** start DATA FOR THIS TASK **

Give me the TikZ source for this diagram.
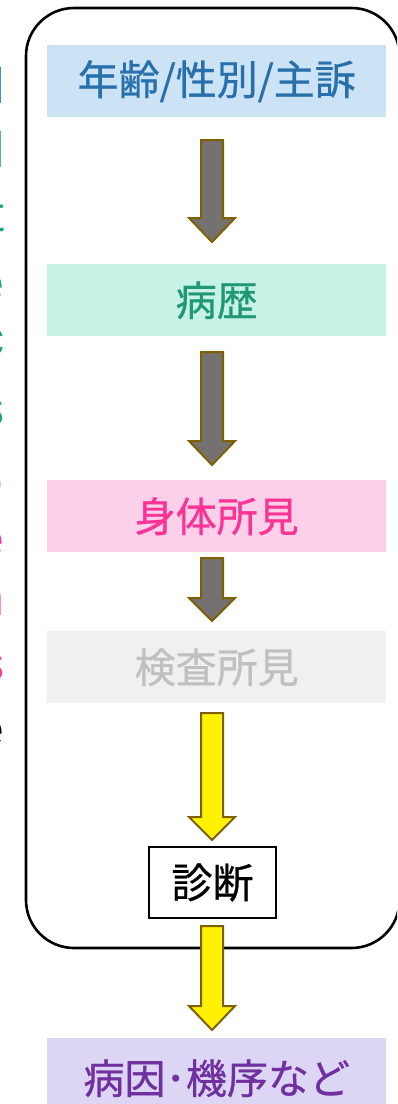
\documentclass[tikz,border=0pt]{standalone}
\usepackage{fontspec}
\newfontfamily\jp[FakeBold=0.7]{Noto Sans CJK JP}
\newfontfamily\lat{Liberation Sans}
\definecolor{bluefill}{RGB}{204,227,245}
\definecolor{bluetext}{RGB}{40,112,172}
\definecolor{tealfill}{RGB}{199,243,230}
\definecolor{tealtext}{RGB}{32,152,116}
\definecolor{pinkfill}{RGB}{252,208,232}
\definecolor{pinktext}{RGB}{250,52,150}
\definecolor{grayfill}{RGB}{240,240,240}
\definecolor{graytext}{RGB}{192,192,192}
\definecolor{purplefill}{RGB}{220,214,244}
\definecolor{purpletext}{RGB}{112,48,160}
\definecolor{arrowgray}{RGB}{118,113,113}
\definecolor{arrowbrown}{RGB}{127,96,0}
\definecolor{sideblue}{RGB}{0,112,192}
\definecolor{sideteal}{RGB}{31,163,127}
\definecolor{sidepink}{RGB}{255,51,153}
\tikzset{
  stage/.style={minimum width=339pt, minimum height=72pt, inner sep=0pt, anchor=north west,
    font=\jp\fontsize{41}{41}\selectfont},
  frame/.style={draw=black, line width=2.6pt, rounded corners=48pt},
  grayarrow/.style={fill=arrowgray, draw=arrowbrown, line width=2pt, line join=miter},
  yellowarrow/.style={fill=yellow, draw=arrowbrown, line width=2pt, line join=miter},
  sidetext/.style={anchor=base east, inner sep=0pt, font=\lat\fontsize{50}{50}\selectfont},
}
\newcommand{\blkarrow}[5]{% style, name, top, head start, tip
  \coordinate (#2) at (212,#5);
  \draw[#1] (201,#3) -- (223,#3) -- (223,#4) -- (235,#4) -- (#2) -- (189,#4) -- (201,#4) -- cycle;}
\begin{document}
\begin{tikzpicture}[x=1pt,y=-1pt]
\useasboundingbox (0,0) rectangle (397,1104);
\begin{scope}
\clip (0,0) rectangle (397,1104);
% clipped side text fragments
\node[sidetext, text=sideblue] (s1) at (4.5,103) {l};
\node[sidetext, text=sideteal] (s2) at (4.5,167) {l};
\node[sidetext, text=sideteal] (s3) at (4.5,231) {t};
\node[sidetext, text=sideteal] (s4) at (4.5,300) {e};
\node[sidetext, text=sideteal] (s5) at (4.5,355) {c};
\node[sidetext, text=sideteal] (s6) at (4.5,425) {s};
\node[sidetext, text=sideteal] (s7) at (5.5,487) {.};
\node[sidetext, text=sidepink] (s8) at (4.5,556) {e};
\node[sidetext, text=sidepink] (s9) at (5,615) {n};
\node[sidetext, text=sidepink] (s10) at (4.5,680) {s};
\node[sidetext, text=black] (s11) at (5,746) {e};
% frame
\draw[frame] (26,8) rectangle (399.5,948);
% stages
\node[stage, fill=bluefill, text=bluetext] (age) at (47,45) {年齢/性別/主訴};
\node[stage, fill=tealfill, text=tealtext] (hist) at (47,264) {病歴};
\node[stage, fill=pinkfill, text=pinktext] (phys) at (47,480) {身体所見};
\node[stage, fill=grayfill, text=graytext] (lab) at (47,631) {検査所見};
\node[draw=black, line width=1.2pt, fill=white, minimum width=127pt, minimum height=71pt, inner sep=0pt,
  font=\jp\fontsize{41}{41}\selectfont] (dx) at (212.5,882.5) {診断};
\node[stage, fill=purplefill, text=purpletext, minimum height=80pt] (cause) at (47,1038) {病因･機序など};
% arrows
\blkarrow{grayarrow}{t1}{140}{218}{242}
\blkarrow{grayarrow}{t2}{352}{441}{465}
\blkarrow{grayarrow}{t3}{558}{598}{621}
\blkarrow{yellowarrow}{t4}{713}{817}{840}
\blkarrow{yellowarrow}{t5}{926}{1006}{1030}
\end{scope}
\end{tikzpicture}
\end{document}
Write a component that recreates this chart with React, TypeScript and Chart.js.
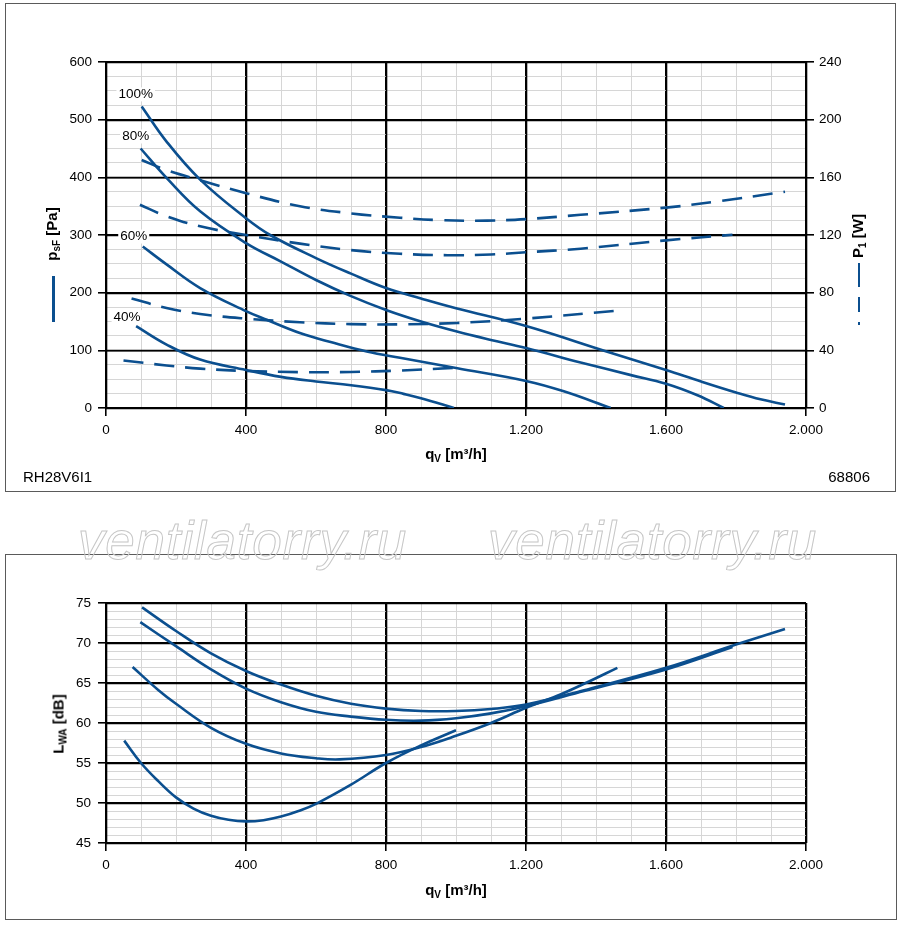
import { useEffect, useRef } from 'react';
import { Chart, registerables } from 'chart.js';

Chart.register(...registerables);

const BLUE = '#0b4f8f';
const FONT = "'Liberation Sans', Arial, Helvetica, sans-serif";
const DASH = [20, 11];

// static pressure psF [Pa] over qV [m³/h], per speed step
const q100 = [102, 173, 269, 400, 469, 600, 700, 800, 900, 1000, 1200, 1430, 1600, 1700, 1800, 1870, 1940];
const psf100 = [523, 462, 396, 329, 300, 260, 233, 208, 190, 173, 142, 98, 66, 46, 27, 15, 6];
const q80 = [99, 173, 269, 400, 500, 600, 700, 800, 900, 1000, 1100, 1200, 1356, 1500, 1600, 1690, 1765];
const psf80 = [450, 399, 341, 286, 254, 222, 194, 170, 150, 133, 118, 104, 79, 57, 42, 22, 0];
const q60 = [105, 173, 269, 400, 459, 554, 650, 745, 840, 1004, 1200, 1308, 1442];
const psf60 = [280, 249, 208, 168, 153, 130, 113, 98, 87, 69, 47, 29, 0];
const q40 = [86, 173, 269, 400, 500, 600, 700, 800, 850, 900, 994];
const psf40 = [142, 110, 84, 66, 54, 46, 39.5, 31, 24.5, 17, 0];

// power input P1 [W]
const qP100 = [102, 173, 269, 400, 554, 700, 840, 956, 1089, 1200, 1356, 1600, 1737, 1940];
const p1_100 = [172, 165, 158, 149, 140, 135, 132, 130.3, 130, 131, 134, 139, 143, 150];
const qP80 = [97, 173, 269, 400, 554, 700, 840, 975, 1100, 1200, 1356, 1600, 1790];
const p1_80 = [141, 133, 126, 120, 114, 109.5, 107, 106, 106.5, 108, 110.5, 116.3, 120.2];
const qP60 = [73, 173, 269, 400, 554, 700, 840, 1004, 1200, 1461];
const p1_60 = [76, 69.4, 65.2, 62, 59.5, 58.2, 58, 59, 62, 67.5];
const qP40 = [50, 173, 269, 400, 554, 700, 840, 1004];
const p1_40 = [33, 29.5, 27.3, 25.7, 24.9, 25, 26, 28];

// sound power LWA [dB]
const qN100 = [103, 200, 300, 400, 500, 600, 700, 800, 900, 1000, 1100, 1200, 1366, 1600, 1800, 1940];
const lwa100 = [74.45, 71.5, 68.7, 66.5, 64.8, 63.4, 62.4, 61.8, 61.5, 61.5, 61.75, 62.3, 64.1, 66.9, 69.8, 71.75];
const qN80 = [98, 200, 300, 400, 500, 600, 700, 800, 900, 1000, 1100, 1200, 1366, 1600, 1790];
const lwa80 = [72.6, 69.6, 66.7, 64.3, 62.6, 61.4, 60.8, 60.4, 60.3, 60.6, 61.2, 62.1, 64.0, 66.7, 69.5];
const qN60 = [76, 150, 200, 300, 400, 500, 600, 667, 800, 900, 1000, 1100, 1200, 1300, 1366, 1461];
const lwa60 = [67.0, 64.1, 62.4, 59.4, 57.4, 56.2, 55.6, 55.45, 56.0, 57.0, 58.4, 60.0, 61.9, 63.6, 64.9, 66.9];
const qN40 = [52, 100, 150, 200, 250, 300, 350, 400, 450, 500, 550, 600, 700, 800, 900, 1000];
const lwa40 = [57.8, 55.0, 52.7, 50.7, 49.3, 48.4, 47.9, 47.7, 47.85, 48.3, 49.0, 49.9, 52.3, 55.0, 57.2, 59.1];

const speedLabels = ['100%', '80%', '60%', '40%'];

const pts = (q: number[], v: number[]) => q.map((x, i) => ({ x, y: v[i] }));
const fmtFlow = (v: number) => (v >= 1000 ? (v / 1000).toFixed(3) : String(v));

const line = (q: number[], v: number[], axis: string, dashed = false) => ({
  data: pts(q, v),
  yAxisID: axis,
  borderColor: BLUE,
  borderWidth: 2.6,
  borderDash: dashed ? DASH : [],
  pointRadius: 0,
  fill: false,
  tension: 0.4,
});

const gridFor = (major: number) => ({
  color: (c: any) => (c.tick && c.tick.value % major === 0 ? '#000' : '#d6d6d6'),
  lineWidth: (c: any) => (c.tick && c.tick.value % major === 0 ? 1.6 : 1),
  tickColor: (c: any) => (c.tick && c.tick.value % major === 0 ? '#000' : 'rgba(0,0,0,0)'),
  tickLength: 8,
  tickWidth: 1.6,
});

const tickFont = { family: FONT, size: 13.5 };

// redraw major lines so the light minor lines do not cut them
const majorGrid = {
  id: 'majorGrid',
  beforeDatasetsDraw(chart: any, _a: any, opts: any) {
    const { ctx, chartArea: a, scales } = chart;
    ctx.save();
    ctx.strokeStyle = '#000';
    ctx.lineWidth = 1.6;
    ctx.beginPath();
    scales.x.ticks.forEach((t: any) => {
      if (t.value % opts.x !== 0) return;
      const px = Math.round(scales.x.getPixelForValue(t.value)) + 0.5;
      ctx.moveTo(px, a.top);
      ctx.lineTo(px, a.bottom);
    });
    scales.y.ticks.forEach((t: any) => {
      if (t.value % opts.y !== 0) return;
      const py = Math.round(scales.y.getPixelForValue(t.value)) + 0.5;
      ctx.moveTo(a.left, py);
      ctx.lineTo(a.right, py);
    });
    ctx.stroke();
    ctx.restore();
  },
};

const labelOffsets = [[-6, -12], [-5, -12], [-9, -10], [-9, -9]];

const speedLabelPlugin = {
  id: 'speedLabels',
  beforeDatasetsDraw(chart: any) {
    const ctx = chart.ctx;
    ctx.save();
    ctx.font = `13.5px ${FONT}`;
    ctx.textAlign = 'center';
    ctx.textBaseline = 'middle';
    speedLabels.forEach((txt, i) => {
      const p = chart.getDatasetMeta(i).data[0];
      const x = p.x + labelOffsets[i][0];
      const y = p.y + labelOffsets[i][1];
      const w = ctx.measureText(txt).width;
      ctx.fillStyle = '#fff';
      ctx.fillRect(x - w / 2 - 2, y - 7, w + 4, 14);
      ctx.fillStyle = '#000';
      ctx.fillText(txt, x, y);
    });
    ctx.restore();
  },
};

const xScale = (height: number) => ({
  type: 'linear' as const,
  min: 0,
  max: 2000,
  afterFit: (s: any) => {
    s.height = height;
  },
  ticks: {
    stepSize: 100,
    autoSkip: false,
    maxRotation: 0,
    padding: 6,
    color: '#000',
    font: tickFont,
    callback: (v: any) => (v % 400 === 0 ? fmtFlow(v) : ''),
  },
  grid: gridFor(400),
  border: { color: '#000', width: 2 },
});

function PressureChart() {
  const ref = useRef<HTMLCanvasElement>(null);
  useEffect(() => {
    const chart = new Chart(ref.current!, {
      type: 'line',
      data: {
        datasets: [
          line(q100, psf100, 'y'),
          line(q80, psf80, 'y'),
          line(q60, psf60, 'y'),
          line(q40, psf40, 'y'),
          line(qP100, p1_100, 'y1', true),
          line(qP80, p1_80, 'y1', true),
          line(qP60, p1_60, 'y1', true),
          line(qP40, p1_40, 'y1', true),
        ],
      },
      options: {
        responsive: false,
        animation: false,
        layout: { padding: { top: 62, left: 0, right: 0, bottom: 0 } },
        plugins: {
          legend: { display: false },
          tooltip: { enabled: false },
          majorGrid: { x: 400, y: 100 },
        } as any,
        scales: {
          x: xScale(92),
          y: {
            type: 'linear',
            position: 'left',
            min: 0,
            max: 600,
            afterFit: (s: any) => {
              s.width = 106;
            },
            ticks: {
              stepSize: 25,
              autoSkip: false,
              padding: 6,
              color: '#000',
              font: tickFont,
              callback: (v: any) => (v % 100 === 0 ? String(v) : ''),
            },
            grid: gridFor(100),
            border: { color: '#000', width: 2 },
          },
          y1: {
            type: 'linear',
            position: 'right',
            min: 0,
            max: 240,
            afterFit: (s: any) => {
              s.width = 94;
            },
            ticks: {
              stepSize: 10,
              autoSkip: false,
              padding: 5,
              color: '#000',
              font: tickFont,
              callback: (v: any) => (v % 40 === 0 ? String(v) : ''),
            },
            grid: { ...gridFor(40), drawOnChartArea: false },
            border: { color: '#000', width: 2 },
          },
        },
      },
      plugins: [majorGrid, speedLabelPlugin],
    });
    return () => chart.destroy();
  }, []);
  return <canvas ref={ref} width={900} height={500} style={{ position: 'absolute', left: 0, top: 0 }} />;
}

function NoiseChart() {
  const ref = useRef<HTMLCanvasElement>(null);
  useEffect(() => {
    const chart = new Chart(ref.current!, {
      type: 'line',
      data: {
        datasets: [
          line(qN100, lwa100, 'y'),
          line(qN80, lwa80, 'y'),
          line(qN60, lwa60, 'y'),
          line(qN40, lwa40, 'y'),
        ],
      },
      options: {
        responsive: false,
        animation: false,
        layout: { padding: { top: 103, left: 0, right: 94, bottom: 0 } },
        plugins: {
          legend: { display: false },
          tooltip: { enabled: false },
          majorGrid: { x: 400, y: 5 },
        } as any,
        scales: {
          x: xScale(82),
          y: {
            type: 'linear',
            position: 'left',
            min: 45,
            max: 75,
            afterFit: (s: any) => {
              s.width = 106;
            },
            ticks: {
              stepSize: 1,
              autoSkip: false,
              padding: 7,
              color: '#000',
              font: tickFont,
              callback: (v: any) => (v % 5 === 0 ? String(v) : ''),
            },
            grid: gridFor(5),
            border: { color: '#000', width: 2 },
          },
        },
      },
      plugins: [majorGrid],
    });
    return () => chart.destroy();
  }, []);
  return <canvas ref={ref} width={900} height={425} style={{ position: 'absolute', left: 0, top: 500 }} />;
}

const boxStyle = (left: number, top: number, width: number, height: number): React.CSSProperties => ({
  position: 'absolute',
  left,
  top,
  width,
  height,
  border: '1.5px solid #5a5a5a',
  boxSizing: 'border-box',
});

const sub: React.CSSProperties = { fontSize: 10, position: 'relative', top: 3 };

function HTitle({ x, y, children }: { x: number; y: number; children: React.ReactNode }) {
  return (
    <div
      style={{
        position: 'absolute',
        left: x,
        top: y,
        transform: 'translateX(-50%)',
        font: `bold 15px ${FONT}`,
        lineHeight: '15px',
        whiteSpace: 'nowrap',
      }}
    >
      {children}
    </div>
  );
}

function VTitle({ x, y, children }: { x: number; y: number; children: React.ReactNode }) {
  return (
    <div
      style={{
        position: 'absolute',
        left: x,
        top: y,
        transform: 'translate(-50%, -50%) rotate(-90deg)',
        font: `bold 15px ${FONT}`,
        lineHeight: '15px',
        whiteSpace: 'nowrap',
      }}
    >
      {children}
    </div>
  );
}

const mark = (left: number, top: number, height: number): React.CSSProperties => ({
  position: 'absolute',
  left,
  top,
  width: 2.6,
  height,
  background: BLUE,
});

const watermark = (left: number): React.CSSProperties => ({
  position: 'absolute',
  left,
  top: 514,
  font: `italic 53px ${FONT}`,
  lineHeight: '53px',
  letterSpacing: '0.8px',
  color: 'transparent',
  WebkitTextStroke: '1px #c6c6c6',
  whiteSpace: 'nowrap',
});

export default function App() {
  return (
    <div
      style={{
        position: 'absolute',
        left: 0,
        top: 0,
        width: 900,
        height: 925,
        background: '#fff',
        overflow: 'hidden',
        fontFamily: FONT,
        color: '#000',
      }}
    >
      <div style={boxStyle(5, 3, 891, 489)} />
      <div style={boxStyle(5, 554, 892, 366)} />
      <PressureChart />
      <NoiseChart />

      <VTitle x={52} y={234}>
        p<span style={sub}>sF</span> [Pa]
      </VTitle>
      <div style={mark(52, 276, 46)} />

      <VTitle x={858} y={236}>
        P<span style={sub}>1</span> [W]
      </VTitle>
      <div style={mark(857.5, 263, 24)} />
      <div style={mark(857.5, 297, 15)} />
      <div style={mark(857.5, 321.5, 3)} />

      <HTitle x={456} y={446}>
        q<span style={sub}>V</span> [m³/h]
      </HTitle>
      <div style={{ position: 'absolute', left: 23, top: 469, font: `15px ${FONT}`, lineHeight: '15px' }}>RH28V6I1</div>
      <div style={{ position: 'absolute', right: 30, top: 469, font: `15px ${FONT}`, lineHeight: '15px' }}>68806</div>

      <div style={watermark(78)}>ventilatorry.ru</div>
      <div style={watermark(488)}>ventilatorry.ru</div>

      <VTitle x={59} y={724}>
        L<span style={sub}>WA</span> [dB]
      </VTitle>
      <HTitle x={456} y={882}>
        q<span style={sub}>V</span> [m³/h]
      </HTitle>
    </div>
  );
}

** end DATA FOR THIS TASK **

SET PROBLEM — Give the lines above again exactly, from the one containing "Write a component" to the one containing "const DASH = [20, 11];", both included, but leave out the pictures.

EXERCISE OUTPUT —
Write a component that recreates this chart with React, TypeScript and Chart.js.
import { useEffect, useRef } from 'react';
import { Chart, registerables } from 'chart.js';

Chart.register(...registerables);

const BLUE = '#0b4f8f';
const FONT = "'Liberation Sans', Arial, Helvetica, sans-serif";
const DASH = [20, 11];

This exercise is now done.